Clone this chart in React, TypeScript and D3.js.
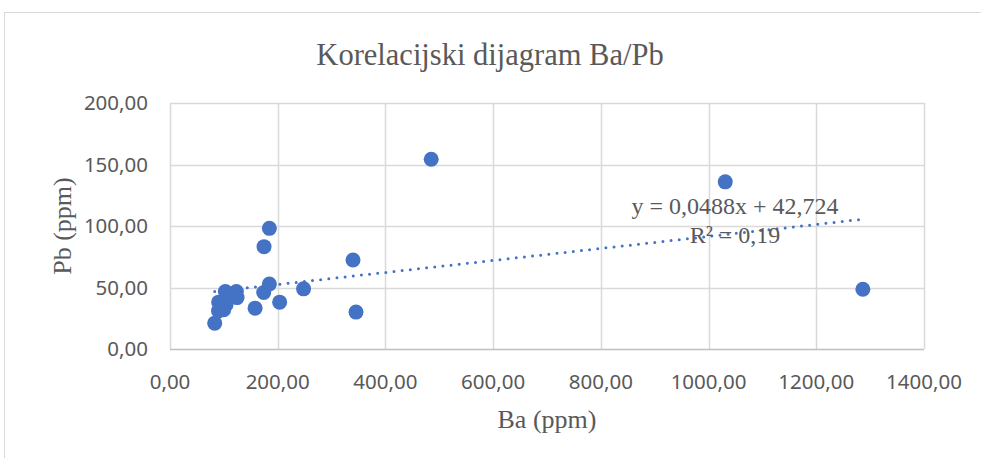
import React, { useEffect, useRef } from "react";
import * as d3 from "d3";

// Ba (ppm) / Pb (ppm) sample pairs
const baValues = [184.5, 174.6, 339.8, 184.5, 174, 248, 203.6, 158, 345.4, 83, 102.8, 123.2, 124.5, 90.4, 99.7, 90, 104, 112, 485, 1031, 1286.5];
const pbValues = [98.1, 83.2, 72.4, 52.9, 45.9, 48.9, 38.1, 33.2, 30, 21, 46.7, 46.7, 41.8, 38.1, 31.9, 31, 36, 43, 154.3, 135.9, 48.6];

const xTicks = [0, 200, 400, 600, 800, 1000, 1200, 1400];
const yTicks = [0, 50, 100, 150, 200];

const slope = 0.0488;
const intercept = 42.724;
const rSquared = "0,19";

const fmt = (v: number) => v.toFixed(2).replace(".", ",");

const App = () => {
  const ref = useRef<SVGSVGElement>(null);
  const W = 981;
  const H = 458;
  const margin = { top: 103, right: 57, bottom: 109, left: 170 };
  const width = W - margin.left - margin.right;
  const height = H - margin.top - margin.bottom;

  useEffect(() => {
    const svg = d3.select(ref.current);
    svg.selectAll("*").remove();

    const textColor = "#595959";
    const serif = "'Liberation Serif', 'Times New Roman', serif";
    const sans = "'Noto Sans', 'Open Sans', sans-serif";

    // chart border
    svg
      .append("rect")
      .attr("x", 4.5)
      .attr("y", 12.5)
      .attr("width", W + 10)
      .attr("height", H + 10)
      .attr("fill", "white")
      .attr("stroke", "#d9d9d9");

    const xScale = d3.scaleLinear().domain([0, 1400]).range([0, width]);
    const yScale = d3.scaleLinear().domain([0, 200]).range([height, 0]);

    const g = svg
      .append("g")
      .attr("transform", `translate(${margin.left},${margin.top})`);

    //// Grid
    g.append("g")
      .selectAll("line")
      .data(xTicks)
      .join("line")
      .attr("x1", (d) => Math.round(xScale(d)) + 0.5)
      .attr("x2", (d) => Math.round(xScale(d)) + 0.5)
      .attr("y1", 0)
      .attr("y2", height)
      .attr("stroke", "#d9d9d9")
      .attr("stroke-width", 1.5);

    g.append("g")
      .selectAll("line")
      .data(yTicks)
      .join("line")
      .attr("x1", 0)
      .attr("x2", width)
      .attr("y1", (d) => Math.round(yScale(d)) + 0.5)
      .attr("y2", (d) => Math.round(yScale(d)) + 0.5)
      .attr("stroke", (d) => (d === 0 ? "#bfbfbf" : "#d9d9d9"))
      .attr("stroke-width", 1.5);

    //// Tick labels
    g.append("g")
      .selectAll("text")
      .data(xTicks)
      .join("text")
      .attr("x", (d) => xScale(d))
      .attr("y", height + 40)
      .attr("text-anchor", "middle")
      .attr("font-family", sans)
      .attr("font-size", 20.5)
      .attr("fill", textColor)
      .text((d) => fmt(d));

    g.append("g")
      .selectAll("text")
      .data(yTicks)
      .join("text")
      .attr("x", -22)
      .attr("y", (d) => yScale(d) + 7)
      .attr("text-anchor", "end")
      .attr("font-family", sans)
      .attr("font-size", 20.5)
      .attr("fill", textColor)
      .text((d) => fmt(d));

    //// Titles
    svg
      .append("text")
      .attr("x", 490)
      .attr("y", 65)
      .attr("text-anchor", "middle")
      .attr("font-family", serif)
      .attr("font-size", 30.5)
      .attr("fill", textColor)
      .text("Korelacijski dijagram Ba/Pb");

    svg
      .append("text")
      .attr("x", margin.left + width / 2)
      .attr("y", 428)
      .attr("text-anchor", "middle")
      .attr("font-family", serif)
      .attr("font-size", 26)
      .attr("fill", textColor)
      .text("Ba (ppm)");

    svg
      .append("text")
      .attr("transform", `translate(71,${margin.top + height / 2}) rotate(-90)`)
      .attr("text-anchor", "middle")
      .attr("font-family", serif)
      .attr("font-size", 26)
      .attr("fill", textColor)
      .text("Pb (ppm)");

    //// Points
    const pts = baValues.map((b, i) => [b, pbValues[i]]);
    g.append("g")
      .selectAll("circle")
      .data(pts)
      .join("circle")
      .attr("cx", (d) => xScale(d[0]))
      .attr("cy", (d) => yScale(d[1]))
      .attr("r", 7.5)
      .attr("fill", "#4472c4");

    //// Trend line
    const [minBa, maxBa] = d3.extent(baValues) as [number, number];
    const line = d3
      .line<number>()
      .x((d) => xScale(d))
      .y((d) => yScale(slope * d + intercept));
    g.append("path")
      .datum([minBa, maxBa])
      .attr("d", line)
      .attr("fill", "none")
      .attr("stroke", "#4472c4")
      .attr("stroke-width", 3)
      .attr("stroke-linecap", "round")
      .attr("stroke-dasharray", "0 8.2");

    //// Equation label
    svg
      .append("text")
      .attr("x", 735)
      .attr("y", 214)
      .attr("text-anchor", "middle")
      .attr("font-family", serif)
      .attr("font-size", 24)
      .attr("fill", textColor)
      .text(`y = ${String(slope).replace(".", ",")}x + ${String(intercept).replace(".", ",")}`);

    svg
      .append("text")
      .attr("x", 735)
      .attr("y", 243)
      .attr("text-anchor", "middle")
      .attr("font-family", serif)
      .attr("font-size", 24)
      .attr("fill", textColor)
      .text(`R² = ${rSquared}`);
  }, []);

  return (
    <div style={{ position: "fixed", left: 0, top: 0, width: W, height: H, background: "white" }}>
      <svg ref={ref} width={W} height={H}></svg>
    </div>
  );
};

export default App;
● ● ● ● ●
# [WRITTEN REQUEST]
Reproduce all of the data exactly, omitting each picture it holds.

# [FINAL RESULT]
Clone this chart in React, TypeScript and D3.js.
import React, { useEffect, useRef } from "react";
import * as d3 from "d3";

// Ba (ppm) / Pb (ppm) sample pairs
const baValues = [184.5, 174.6, 339.8, 184.5, 174, 248, 203.6, 158, 345.4, 83, 102.8, 123.2, 124.5, 90.4, 99.7, 90, 104, 112, 485, 1031, 1286.5];
const pbValues = [98.1, 83.2, 72.4, 52.9, 45.9, 48.9, 38.1, 33.2, 30, 21, 46.7, 46.7, 41.8, 38.1, 31.9, 31, 36, 43, 154.3, 135.9, 48.6];

const xTicks = [0, 200, 400, 600, 800, 1000, 1200, 1400];
const yTicks = [0, 50, 100, 150, 200];

const slope = 0.0488;
const intercept = 42.724;
const rSquared = "0,19";

const fmt = (v: number) => v.toFixed(2).replace(".", ",");

const App = () => {
  const ref = useRef<SVGSVGElement>(null);
  const W = 981;
  const H = 458;
  const margin = { top: 103, right: 57, bottom: 109, left: 170 };
  const width = W - margin.left - margin.right;
  const height = H - margin.top - margin.bottom;

  useEffect(() => {
    const svg = d3.select(ref.current);
    svg.selectAll("*").remove();

    const textColor = "#595959";
    const serif = "'Liberation Serif', 'Times New Roman', serif";
    const sans = "'Noto Sans', 'Open Sans', sans-serif";

    // chart border
    svg
      .append("rect")
      .attr("x", 4.5)
      .attr("y", 12.5)
      .attr("width", W + 10)
      .attr("height", H + 10)
      .attr("fill", "white")
      .attr("stroke", "#d9d9d9");

    const xScale = d3.scaleLinear().domain([0, 1400]).range([0, width]);
    const yScale = d3.scaleLinear().domain([0, 200]).range([height, 0]);

    const g = svg
      .append("g")
      .attr("transform", `translate(${margin.left},${margin.top})`);

    //// Grid
    g.append("g")
      .selectAll("line")
      .data(xTicks)
      .join("line")
      .attr("x1", (d) => Math.round(xScale(d)) + 0.5)
      .attr("x2", (d) => Math.round(xScale(d)) + 0.5)
      .attr("y1", 0)
      .attr("y2", height)
      .attr("stroke", "#d9d9d9")
      .attr("stroke-width", 1.5);

    g.append("g")
      .selectAll("line")
      .data(yTicks)
      .join("line")
      .attr("x1", 0)
      .attr("x2", width)
      .attr("y1", (d) => Math.round(yScale(d)) + 0.5)
      .attr("y2", (d) => Math.round(yScale(d)) + 0.5)
      .attr("stroke", (d) => (d === 0 ? "#bfbfbf" : "#d9d9d9"))
      .attr("stroke-width", 1.5);

    //// Tick labels
    g.append("g")
      .selectAll("text")
      .data(xTicks)
      .join("text")
      .attr("x", (d) => xScale(d))
      .attr("y", height + 40)
      .attr("text-anchor", "middle")
      .attr("font-family", sans)
      .attr("font-size", 20.5)
      .attr("fill", textColor)
      .text((d) => fmt(d));

    g.append("g")
      .selectAll("text")
      .data(yTicks)
      .join("text")
      .attr("x", -22)
      .attr("y", (d) => yScale(d) + 7)
      .attr("text-anchor", "end")
      .attr("font-family", sans)
      .attr("font-size", 20.5)
      .attr("fill", textColor)
      .text((d) => fmt(d));

    //// Titles
    svg
      .append("text")
      .attr("x", 490)
      .attr("y", 65)
      .attr("text-anchor", "middle")
      .attr("font-family", serif)
      .attr("font-size", 30.5)
      .attr("fill", textColor)
      .text("Korelacijski dijagram Ba/Pb");

    svg
      .append("text")
      .attr("x", margin.left + width / 2)
      .attr("y", 428)
      .attr("text-anchor", "middle")
      .attr("font-family", serif)
      .attr("font-size", 26)
      .attr("fill", textColor)
      .text("Ba (ppm)");

    svg
      .append("text")
      .attr("transform", `translate(71,${margin.top + height / 2}) rotate(-90)`)
      .attr("text-anchor", "middle")
      .attr("font-family", serif)
      .attr("font-size", 26)
      .attr("fill", textColor)
      .text("Pb (ppm)");

    //// Points
    const pts = baValues.map((b, i) => [b, pbValues[i]]);
    g.append("g")
      .selectAll("circle")
      .data(pts)
      .join("circle")
      .attr("cx", (d) => xScale(d[0]))
      .attr("cy", (d) => yScale(d[1]))
      .attr("r", 7.5)
      .attr("fill", "#4472c4");

    //// Trend line
    const [minBa, maxBa] = d3.extent(baValues) as [number, number];
    const line = d3
      .line<number>()
      .x((d) => xScale(d))
      .y((d) => yScale(slope * d + intercept));
    g.append("path")
      .datum([minBa, maxBa])
      .attr("d", line)
      .attr("fill", "none")
      .attr("stroke", "#4472c4")
      .attr("stroke-width", 3)
      .attr("stroke-linecap", "round")
      .attr("stroke-dasharray", "0 8.2");

    //// Equation label
    svg
      .append("text")
      .attr("x", 735)
      .attr("y", 214)
      .attr("text-anchor", "middle")
      .attr("font-family", serif)
      .attr("font-size", 24)
      .attr("fill", textColor)
      .text(`y = ${String(slope).replace(".", ",")}x + ${String(intercept).replace(".", ",")}`);

    svg
      .append("text")
      .attr("x", 735)
      .attr("y", 243)
      .attr("text-anchor", "middle")
      .attr("font-family", serif)
      .attr("font-size", 24)
      .attr("fill", textColor)
      .text(`R² = ${rSquared}`);
  }, []);

  return (
    <div style={{ position: "fixed", left: 0, top: 0, width: W, height: H, background: "white" }}>
      <svg ref={ref} width={W} height={H}></svg>
    </div>
  );
};

export default App;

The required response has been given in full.